A recent deep dive into the tokenization mechanics of leading large language models (LLMs) has uncovered a substantial cost disparity based on the language used for input. Dubbed the “non-English tax,” the analysis demonstrates that prompting models like OpenAI’s GPT and Anthropic’s Claude in languages other than English can lead to significantly higher token consumption, directly impacting operational expenses.

English serves as the baseline, with a 1x token multiplier. However, this efficiency plummets for other languages. For instance, Hindi input incurs a 1.37x multiplier on OpenAI and nearly 3x on Anthropic. Arabic sees 1.31x on OpenAI and almost 3x on Anthropic, while Chinese is 1.15x and 1.71x, respectively. Spanish, surprisingly, performs relatively well among non-English languages, with a 1.2x multiplier on OpenAI, though it jumps to approximately 1.62x on Anthropic. Other languages like French (1.79x), Russian (2x), and particularly Arabic (up to 3x) and Hindi (3.24x) on some models, show stark increases. For example, a Spanish phrase costing 19 tokens on a GPT-based tokenizer might cost 27 tokens on an Anthropic tokenizer.

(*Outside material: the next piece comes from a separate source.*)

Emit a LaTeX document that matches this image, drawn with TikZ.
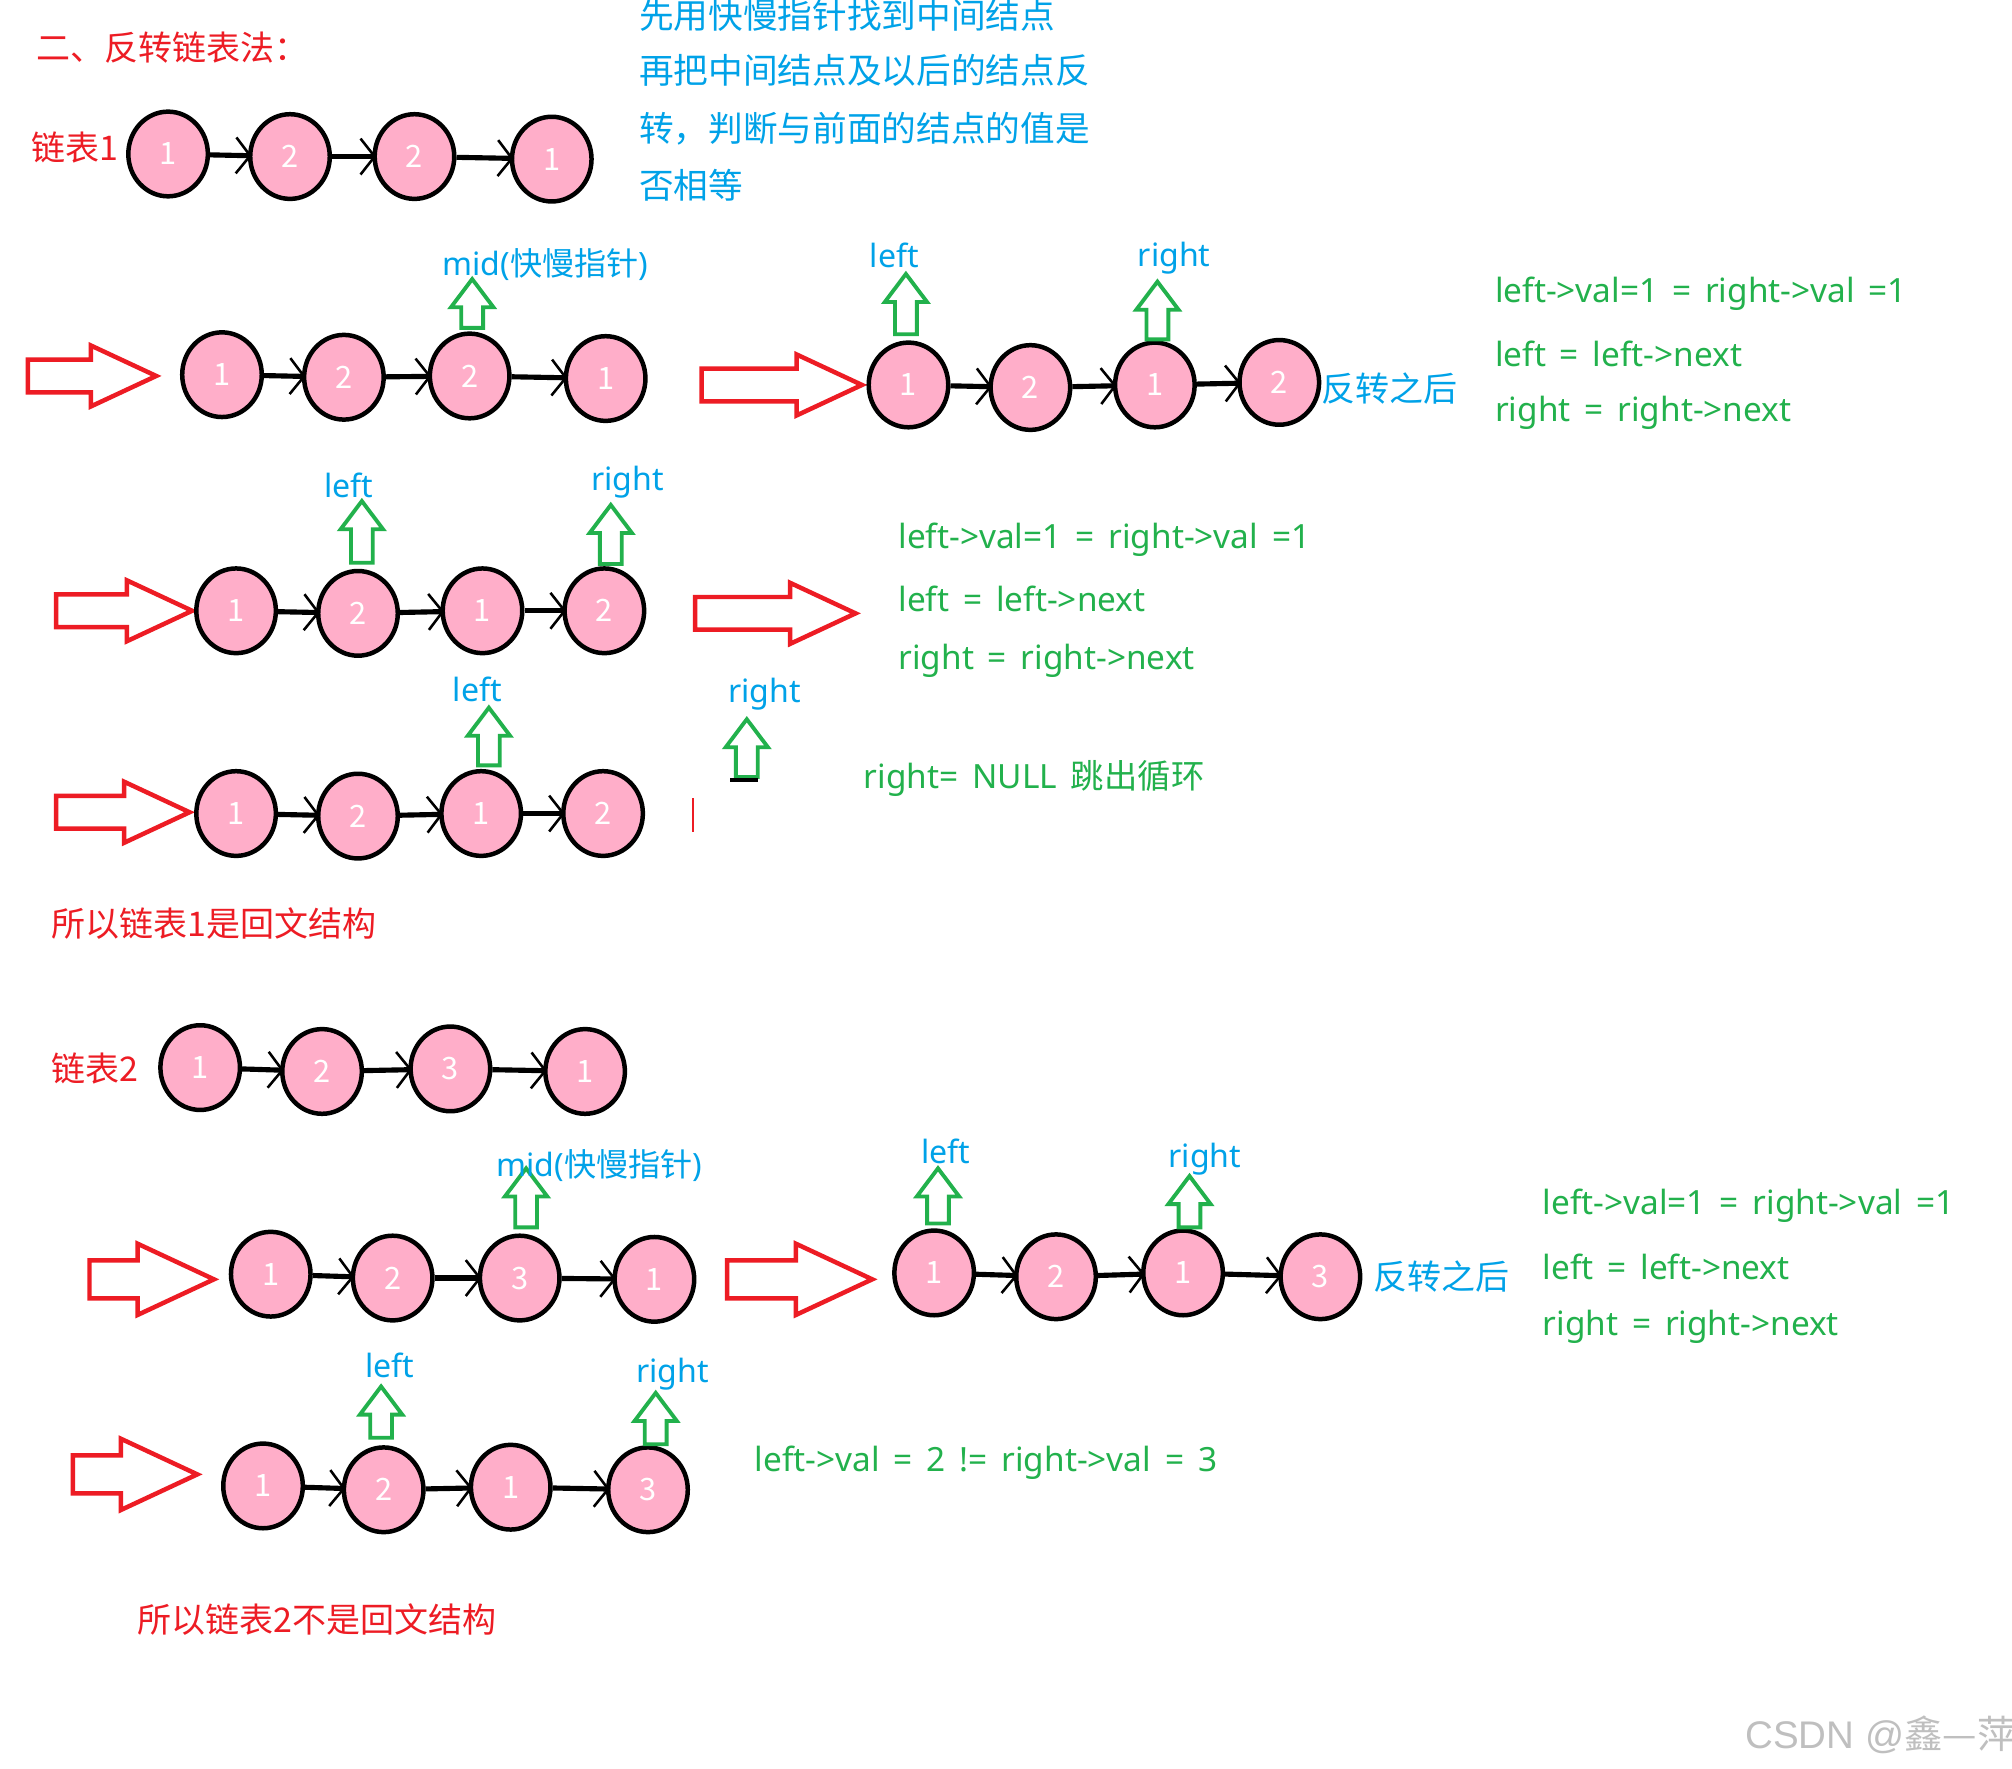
\documentclass[tikz,border=0pt]{standalone}
\usepackage{fontspec}
\setmainfont{Noto Sans}[WordSpace=1.6]
\newfontfamily\cjk{Noto Sans CJK SC}
\newfontfamily\wmfont{Liberation Sans}
\usetikzlibrary{shapes.geometric,shapes.arrows,arrows.meta}
\definecolor{redc}{HTML}{ED1C24}
\definecolor{bluec}{HTML}{00A2E8}
\definecolor{greenc}{HTML}{22B14C}
\definecolor{pinkc}{HTML}{FFAEC9}
\tikzset{
  lnode/.style={ellipse, draw=black, line width=3.5pt, fill=pinkc, minimum width=62pt, minimum height=66pt, inner sep=0pt, text=white, font=\cjk\fontsize{24}{26}\selectfont},
  link/.style={line width=4pt, shorten >=-3pt, -{Straight Barb[length=11pt,width=28pt,line width=2pt]}},
  redarr/.style={single arrow, draw=redc, line width=3.5pt, inner sep=11pt, single arrow head extend=11pt, single arrow tip angle=50, anchor=tail},
  grnarr/.style={single arrow, draw=greenc, line width=3pt, inner sep=7pt, single arrow head extend=8pt, single arrow tip angle=74, shape border rotate=90, anchor=tail},
  redtxt/.style={text=redc, inner sep=0pt, anchor=west, font=\cjk\fontsize{26.5}{30}\selectfont},
  bluetxt/.style={text=bluec, inner sep=0pt, font=\fontsize{25}{30}\selectfont},
  bluepar/.style={text=bluec, inner sep=0pt, anchor=west, font=\cjk\fontsize{27}{30}\selectfont},
  grntxt/.style={text=greenc, inner sep=0pt, anchor=west, font=\fontsize{26}{30}\selectfont},
}
\begin{document}
\begin{tikzpicture}[x=1pt,y=-1pt]
\useasboundingbox[fill=white] (0,0) rectangle (1568,1378.6);

% titles
\node[redtxt] (title) at (28,37) {二、反转链表法：};
\node[bluepar] (p1) at (498,12) {先用快慢指针找到中间结点};
\node[bluepar] (p2) at (498,55) {再把中间结点及以后的结点反};
\node[bluepar] (p3) at (498,100) {转，判断与前面的结点的值是};
\node[bluepar] (p4) at (498,144) {否相等};

% chain 1
\node[redtxt] (lab1) at (24,115) {链表1};
\node[lnode] (c1a) at (131,120) {1};
\node[lnode] (c1b) at (226,122) {2};
\node[lnode] (c1c) at (323,122) {2};
\node[lnode] (c1d) at (430,124) {1};
\draw[link] (c1a) -- (c1b);
\draw[link] (c1b) -- (c1c);
\draw[link] (c1c) -- (c1d);

% row A left
\node[redarr, minimum height=100pt] (raA) at (20,293) {};
\node[lnode] (a1) at (173,292) {1};
\node[lnode] (a2) at (268,294) {2};
\node[lnode] (a3) at (366,293) {2};
\node[lnode] (a4) at (472,295) {1};
\draw[link] (a1) -- (a2);
\draw[link] (a2) -- (a3);
\draw[link] (a3) -- (a4);
\node[grnarr, minimum height=38pt] (gA) at (368,257) {};
\node[bluetxt] (midA) at (425,206) {mid({\cjk 快慢指针})};

% row A right
\node[redarr, minimum height=125pt] (raA2) at (545,300) {};
\node[lnode] (b1) at (708,300) {1};
\node[lnode] (b2) at (803,302) {2};
\node[lnode] (b3) at (900,300) {1};
\node[lnode] (b4) at (997,298) {2};
\draw[link] (b1) -- (b2);
\draw[link] (b2) -- (b3);
\draw[link] (b3) -- (b4);
\node[grnarr, minimum height=47pt] (gAl) at (706,262) {};
\node[grnarr, minimum height=45pt] (gAr) at (902,266) {};
\node[bluetxt] (lA) at (697,199) {left};
\node[bluetxt] (rA) at (915,201) {right};
\node[bluetxt, anchor=west, font=\cjk\fontsize{26.5}{30}\selectfont] (fA) at (1030,303) {反转之后};
\node[grntxt] (tA1) at (1165,229) {left->val=1 = right->val =1};
\node[grntxt] (tA2) at (1165,276) {left = left->next};
\node[grntxt] (tA3) at (1165,322) {right = right->next};

% row B
\node[redarr, minimum height=106pt] (raB) at (42,476) {};
\node[lnode] (d1) at (184,476) {1};
\node[lnode] (d2) at (279,478) {2};
\node[lnode] (d3) at (376,476) {1};
\node[lnode] (d4) at (471,476) {2};
\draw[link] (d1) -- (d2);
\draw[link] (d2) -- (d3);
\draw[link] (d3) -- (d4);
\node[grnarr, minimum height=48pt] (gBl) at (282,440) {};
\node[grnarr, minimum height=46pt] (gBr) at (476,441) {};
\node[bluetxt] (lB) at (272,378) {left};
\node[bluetxt] (rB) at (489,376) {right};
\node[redarr, minimum height=125pt] (raB2) at (540,478) {};
\node[grntxt] (tB1) at (700,421) {left->val=1 = right->val =1};
\node[grntxt] (tB2) at (700,467) {left = left->next};
\node[grntxt] (tB3) at (700,515) {right = right->next};

% row C
\node[redarr, minimum height=104pt] (raC) at (42,633) {};
\node[lnode] (e1) at (184,634) {1};
\node[lnode] (e2) at (279,636) {2};
\node[lnode] (e3) at (375,634) {1};
\node[lnode] (e4) at (470,634) {2};
\draw[link] (e1) -- (e2);
\draw[link] (e2) -- (e3);
\draw[link] (e3) -- (e4);
\node[grnarr, minimum height=45pt] (gCl) at (381,598) {};
\node[grnarr, minimum height=45pt] (gCr) at (582,607) {};
\draw[line width=3pt] (569,608) -- (591,608);
\draw[redc, line width=2pt] (540,622) -- (540,648);
\node[bluetxt] (lC) at (372,537) {left};
\node[bluetxt] (rC) at (596,541) {right};
\node[grntxt] (tC) at (673,607) {right= NULL {\cjk 跳出循环}};

\node[redtxt] (con1) at (40,720) {所以链表1是回文结构};

% chain 2
\node[redtxt] (lab2) at (40,833) {链表2};
\node[lnode] (c2a) at (156,832) {1};
\node[lnode] (c2b) at (251,835) {2};
\node[lnode] (c2c) at (351,833) {3};
\node[lnode] (c2d) at (456,835) {1};
\draw[link] (c2a) -- (c2b);
\draw[link] (c2b) -- (c2c);
\draw[link] (c2c) -- (c2d);

% row D left
\node[redarr, minimum height=97pt, inner sep=13pt, single arrow head extend=13pt] (raD) at (68,997) {};
\node[lnode] (f1) at (211,993) {1};
\node[lnode] (f2) at (306,996) {2};
\node[lnode] (f3) at (405,996) {3};
\node[lnode] (f4) at (510,997) {1};
\draw[link] (f1) -- (f2);
\draw[link] (f2) -- (f3);
\draw[link] (f3) -- (f4);
\node[grnarr, minimum height=46pt] (gD) at (410,958) {};
\node[bluetxt] (midD) at (467,908) {mid({\cjk 快慢指针})};

% row D right
\node[redarr, minimum height=113pt, inner sep=13pt, single arrow head extend=13pt] (raD2) at (565,997) {};
\node[lnode] (g1) at (728,992) {1};
\node[lnode] (g2) at (823,995) {2};
\node[lnode] (g3) at (922,992) {1};
\node[lnode] (g4) at (1029,995) {3};
\draw[link] (g1) -- (g2);
\draw[link] (g2) -- (g3);
\draw[link] (g3) -- (g4);
\node[grnarr, minimum height=43pt] (gDl) at (731,955) {};
\node[grnarr, minimum height=40pt] (gDr) at (927,958) {};
\node[bluetxt] (lD) at (737,897) {left};
\node[bluetxt] (rD) at (939,903) {right};
\node[bluetxt, anchor=west, font=\cjk\fontsize{26.5}{30}\selectfont] (fD) at (1070,995) {反转之后};
\node[grntxt] (tD1) at (1202,940) {left->val=1 = right->val =1};
\node[grntxt] (tD2) at (1202,987) {left = left->next};
\node[grntxt] (tD3) at (1202,1034) {right = right->next};

% row E
\node[redarr, minimum height=97pt, inner sep=13pt, single arrow head extend=13pt] (raE) at (55,1149) {};
\node[lnode] (h1) at (205,1158) {1};
\node[lnode] (h2) at (299,1161) {2};
\node[lnode] (h3) at (398,1159) {1};
\node[lnode] (h4) at (505,1161) {3};
\draw[link] (h1) -- (h2);
\draw[link] (h2) -- (h3);
\draw[link] (h3) -- (h4);
\node[grnarr, minimum height=40pt] (gEl) at (297,1122) {};
\node[grnarr, minimum height=40pt] (gEr) at (511,1127) {};
\node[bluetxt] (lE) at (304,1064) {left};
\node[bluetxt] (rE) at (524,1071) {right};
\node[grntxt] (tE) at (588,1140) {left->val = 2 != right->val = 3};

\node[redtxt] (con2) at (107,1262) {所以链表2不是回文结构};

% watermark
\node[inner sep=0pt, anchor=west, text=black!25, font=\wmfont\fontsize{30}{34}\selectfont] (wm) at (1360,1352) {CSDN @{\cjk 鑫—萍}};
\end{tikzpicture}
\end{document}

The underlying reason for this linguistic inefficiency is attributed to the primary training datasets and tokenizer optimizations. LLMs are predominantly trained on vast English corpuses, and their tokenizers are consequently optimized for English linguistic structures. This leads to less efficient token segmentation for other languages, as they may require more tokens to represent the same semantic content. While this issue is model-agnostic, some LLMs exhibit specific strengths; Chinese models like Gemini, DeepSeek, and Kimi demonstrate superior tokenization for Chinese input due to their specialized training and tokenizer design. Conversely, Spanish often emerges as the second most efficient language overall after English, excluding specialized Chinese models, owing to its widespread use and structural similarities to English.

To mitigate these elevated costs, two primary strategies are recommended. The most straightforward is to leverage English for all model interactions, ensuring the lowest possible token expenditure. Additionally, an unconventional but effective technique involves using a highly simplified, ‘caveman-like’ communication style. By stripping prompts of complex grammar and vocabulary, users can drastically reduce token counts – a response that might naturally take 70 tokens could be reduced to 20 tokens with a ‘uga uga’ approach, yielding up to a 75% cost saving. This highlights the critical importance of prompt engineering and language choice in managing LLM operational costs.